Drama 1982, de Wael Shawky

Revenant lui aussi sur le passé colonial de son pays, l’Égypte, Wael Shawky a composé un opéra filmé de quarante-cinq minutes qui évoque la façon dont la première révolution nationaliste, menée par le colonel Urabi contre le gouvernement du khédive sous influence étrangère, s’est achevée, après des émeutes sanglantes à Alexandrie, avec le bombardement de la ville en 1882 par les Britanniques, imposant là leur joug sur le pays jusqu’en 1956. Dans des décors et costumes désuets, ce théâtre d’acteurs qui évoluent comme des marionnettes, au rythme de chants mélancoliques en arabe classique rappelant les mélopées coptes, fascine.

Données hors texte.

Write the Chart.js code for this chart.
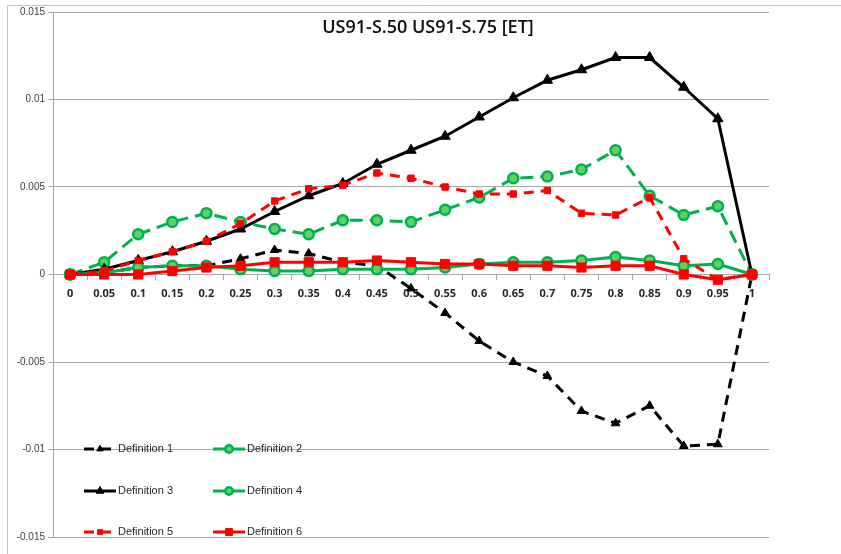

Biennale d’art de Venise : 5 pavillons à ne pas manquer

► Bruits de guerre en Pologne

Repeat After Me II, du collectif ukrainien Open Group

Invité du pavillon polonais, le collectif d’artistes ukrainiens Open Group – dont l’un des membres Pavlo Kovach est actuellement mobilisé au front – présente des vidéos de réfugiés de leur pays imitant, chacun, le bruit d’une arme (mortier, tirs de mitrailleuse, missile, etc. ) qui a hanté leurs jours et leurs nuits. Des témoignages de la mémoire terrifiante de la guerre, imprimée dans les têtes et les corps. Comme dans un karaoké terrifiant, ces réfugiés nous invitent à reproduire ces bruits au micro, après eux. Glaçant.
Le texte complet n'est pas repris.